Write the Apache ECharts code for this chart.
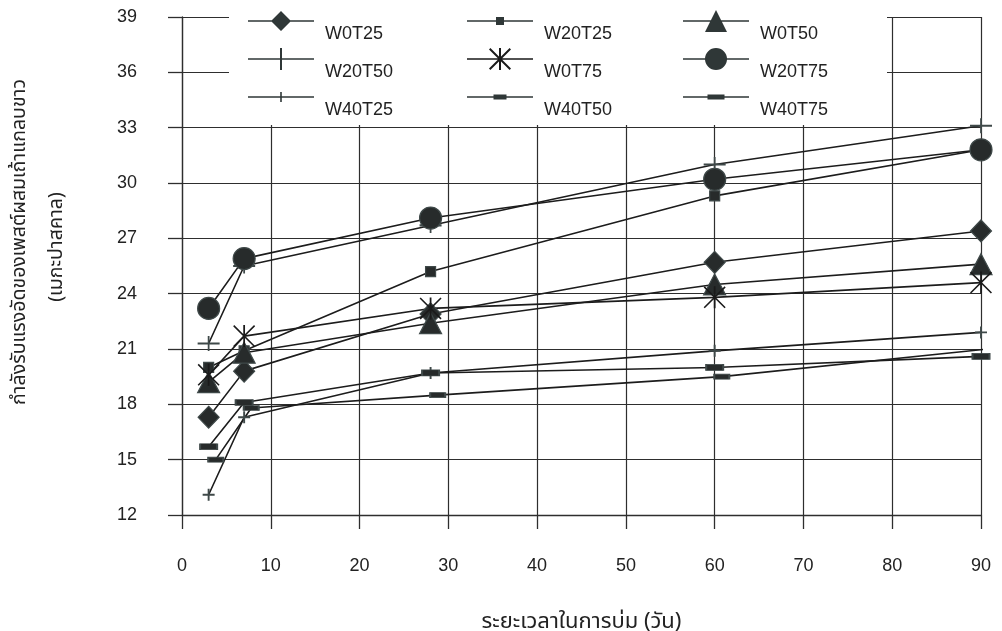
<!DOCTYPE html>
<html>
<head>
<meta charset="utf-8">
<script src="https://cdn.jsdelivr.net/npm/echarts@6/dist/echarts.min.js"></script>
<style>
  html, body { margin: 0; padding: 0; background: #fff; }
  #chart { width: 1002px; height: 631px; }
</style>
</head>
<body>
<div id="chart"></div>
<script>
// Curing age (days) at which each mix was tested
const days = [3, 7, 28, 60, 90];
const daysW40T50 = [3.8, 7.8, 28.8, 60.8, 90.7];

// Compressive strength (MPa) per mix
const W0T25  = [17.3, 19.8, 22.9, 25.7, 27.4];
const W20T25 = [20.0, 20.9, 25.2, 29.3, 31.8];
const W0T50  = [19.2, 20.8, 22.4, 24.5, 25.6];
const W20T50 = [21.3, 25.5, 27.7, 31.0, 33.1];
const W0T75  = [19.6, 21.7, 23.2, 23.8, 24.6];
const W20T75 = [23.2, 25.9, 28.1, 30.2, 31.8];
const W40T25 = [13.1, 17.3, 19.7, 20.9, 21.9];
const W40T50 = [15.0, 17.8, 18.5, 19.5, 21.0];
const W40T75 = [15.7, 18.1, 19.7, 20.0, 20.6];

// Axis ranges and tick steps
const xRange = [0, 90, 10];
const yRange = [12, 39, 3];

// Titles
const xTitle = 'ระยะเวลาในการบ่ม (วัน)';
const yTitle1 = 'กำลังรับแรงอัดของเพสต์ผสมเถ้าแกลบขาว';
const yTitle2 = '(เมกะปาสคาล)';

// Legend columns (row-major reading order across columns)
const legendCols = [
  ['W0T25', 'W20T50', 'W40T25'],
  ['W20T25', 'W0T75', 'W40T50'],
  ['W0T50', 'W20T75', 'W40T75']
];

// ---- styling ----
const FONT = '"Liberation Sans", Arial, Helvetica, sans-serif';
const THAI_FONT = '"Noto Sans Thai", "Loma", "Garuda", "Tlwg Typo", "Norasi", "Liberation Sans", sans-serif';
const LINE_COLOR = '#1c1c1c';
const FILL = '#272b2b';
const EDGE = '#3f4949';
const GRID = '#2e2e2e';

// Marker glyphs for the plot (unit box, stretched to symbolSize)
const PLUS_WIDE  = 'path://M0,43H100V57H0Z M46,0H54V100H46Z';
const PLUS_SMALL = 'path://M0,42H100V58H0Z M42,0H58V100H42Z';
const ASTERISK   = 'path://M46,0H54V100H46Z M0,5L5,0L100,95L95,100Z M95,0L100,5L5,100L0,95Z';

// Legend icons: a 66x52 frame with the line and marker in the top half
const L_LINE = 'M0,12.2H66V13.8H0Z';
const L_FRAME = 'M0,0L0.01,0L0,0.01Z M66,52L65.99,52L66,51.99Z';
const legendMarks = {
  W0T25:  'M33,3L43,13L33,23L23,13Z',
  W20T25: 'M29,9H37V17H29Z',
  W0T50:  'M33,2L44,24L22,24Z',
  W20T50: 'M32,2H34V24H32Z',
  W0T75:  'M32,2H34V24H32Z M22,3.4L23.4,2L44,22.6L42.6,24Z M42.6,2L44,3.4L23.4,24L22,22.6Z',
  W20T75: 'M22,13A11,11 0 1,1 44,13A11,11 0 1,1 22,13Z',
  W40T25: 'M32.2,8H33.8V18H32.2Z',
  W40T50: 'M26.5,10.5H39.5V15.5H26.5Z',
  W40T75: 'M24.5,10.5H41.5V15.5H24.5Z'
};
function legendIcon(name) {
  return 'path://' + L_FRAME + ' ' + L_LINE + ' ' + legendMarks[name];
}

const seriesSpec = [
  { name: 'W0T25',  x: days, y: W0T25,  symbol: 'diamond',  size: [21, 22], solid: true },
  { name: 'W20T25', x: days, y: W20T25, symbol: 'rect',     size: 10,       solid: true },
  { name: 'W0T50',  x: days, y: W0T50,  symbol: 'triangle', size: [22, 21], solid: true },
  { name: 'W20T50', x: days, y: W20T50, symbol: PLUS_WIDE,  size: [22, 15], solid: false, color: EDGE },
  { name: 'W0T75',  x: days, y: W0T75,  symbol: ASTERISK,   size: [22, 22], solid: false, color: '#1a1a1a' },
  { name: 'W20T75', x: days, y: W20T75, symbol: 'circle',   size: 22,       solid: true },
  { name: 'W40T25', x: days, y: W40T25, symbol: PLUS_SMALL, size: [12, 12], solid: false, color: EDGE },
  { name: 'W40T50', x: daysW40T50, y: W40T50, symbol: 'rect', size: [15, 5], solid: true },
  { name: 'W40T75', x: days, y: W40T75, symbol: 'rect',     size: [17, 6],  solid: true }
];

const series = seriesSpec.map(s => ({
  name: s.name,
  type: 'line',
  data: s.x.map((d, i) => [d, s.y[i]]),
  symbol: s.symbol,
  symbolSize: s.size,
  showSymbol: true,
  lineStyle: { color: LINE_COLOR, width: 1.6 },
  itemStyle: s.solid
    ? { color: FILL, borderColor: EDGE, borderWidth: 1.2 }
    : { color: s.color, borderWidth: 0 },
  emphasis: { disabled: true },
  z: 2
}));

const legendLefts = [248, 467, 683];
const legends = legendCols.map((col, ci) => ({
  orient: 'vertical',
  left: legendLefts[ci],
  top: 8,
  padding: 0,
  itemWidth: 66,
  itemHeight: 52,
  itemGap: -14,
  selectedMode: false,
  symbolKeepAspect: true,
  data: col.map(n => ({
    name: n,
    icon: legendIcon(n),
    itemStyle: { color: (n === 'W0T75') ? '#1a1a1a' : '#2f3737', borderWidth: 0 }
  })),
  textStyle: { fontFamily: FONT, fontSize: 18, color: '#222', padding: [0, 0, 0, 6] }
}));

const chart = echarts.init(document.getElementById('chart'), null, { renderer: 'canvas' });
chart.setOption({
  animation: false,
  backgroundColor: '#fff',
  grid: { left: 182, right: 21, top: 17, bottom: 116, containLabel: false, outerBoundsMode: 'none' },
  legend: legends,
  xAxis: {
    type: 'value',
    min: xRange[0], max: xRange[1], interval: xRange[2],
    name: xTitle,
    nameLocation: 'middle',
    nameGap: 98,
    nameTextStyle: { fontFamily: THAI_FONT, fontSize: 22, color: '#222' },
    axisLine: { show: true, lineStyle: { color: GRID, width: 1.3 } },
    axisTick: { show: true, length: 14, lineStyle: { color: GRID, width: 1.3 } },
    axisLabel: { margin: 42, fontFamily: FONT, fontSize: 18, color: '#222' },
    splitLine: { show: true, lineStyle: { color: GRID, width: 1.2 } }
  },
  yAxis: {
    type: 'value',
    min: yRange[0], max: yRange[1], interval: yRange[2],
    axisLine: { show: true, lineStyle: { color: GRID, width: 1.3 } },
    axisTick: { show: true, length: 14, lineStyle: { color: GRID, width: 1.3 } },
    axisLabel: { margin: 45, fontFamily: FONT, fontSize: 18, color: '#222' },
    splitLine: { show: true, lineStyle: { color: GRID, width: 1.2 } }
  },
  graphic: [
    // white panel behind the legend block
    { type: 'rect', left: 229, top: 0, z: 3, silent: true,
      shape: { width: 658, height: 125 }, style: { fill: '#fff' } },
    // two-line vertical axis title
    { type: 'text', x: 21, y: 242, rotation: Math.PI / 2, z: 5, silent: true,
      style: { text: yTitle1, fontFamily: THAI_FONT, fontSize: 19.5, fill: '#222',
               align: 'center', verticalAlign: 'middle' } },
    { type: 'text', x: 58, y: 247, rotation: Math.PI / 2, z: 5, silent: true,
      style: { text: yTitle2, fontFamily: THAI_FONT, fontSize: 19.5, fill: '#222',
               align: 'center', verticalAlign: 'middle' } }
  ],
  series: series
});
</script>
</body>
</html>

● ● ● ● ● ● ●

• **EXERCISE REQUIREMENTS**: Repeat exactly and only the lines from the start of the data above through the line that holds "const yRange = [12, 39, 3];", inclusive. Pictures do not belong in the copy.

• **SOLUTION TO THIS TASK**:
Write the Apache ECharts code for this chart.
<!DOCTYPE html>
<html>
<head>
<meta charset="utf-8">
<script src="https://cdn.jsdelivr.net/npm/echarts@6/dist/echarts.min.js"></script>
<style>
  html, body { margin: 0; padding: 0; background: #fff; }
  #chart { width: 1002px; height: 631px; }
</style>
</head>
<body>
<div id="chart"></div>
<script>
// Curing age (days) at which each mix was tested
const days = [3, 7, 28, 60, 90];
const daysW40T50 = [3.8, 7.8, 28.8, 60.8, 90.7];

// Compressive strength (MPa) per mix
const W0T25  = [17.3, 19.8, 22.9, 25.7, 27.4];
const W20T25 = [20.0, 20.9, 25.2, 29.3, 31.8];
const W0T50  = [19.2, 20.8, 22.4, 24.5, 25.6];
const W20T50 = [21.3, 25.5, 27.7, 31.0, 33.1];
const W0T75  = [19.6, 21.7, 23.2, 23.8, 24.6];
const W20T75 = [23.2, 25.9, 28.1, 30.2, 31.8];
const W40T25 = [13.1, 17.3, 19.7, 20.9, 21.9];
const W40T50 = [15.0, 17.8, 18.5, 19.5, 21.0];
const W40T75 = [15.7, 18.1, 19.7, 20.0, 20.6];

// Axis ranges and tick steps
const xRange = [0, 90, 10];
const yRange = [12, 39, 3];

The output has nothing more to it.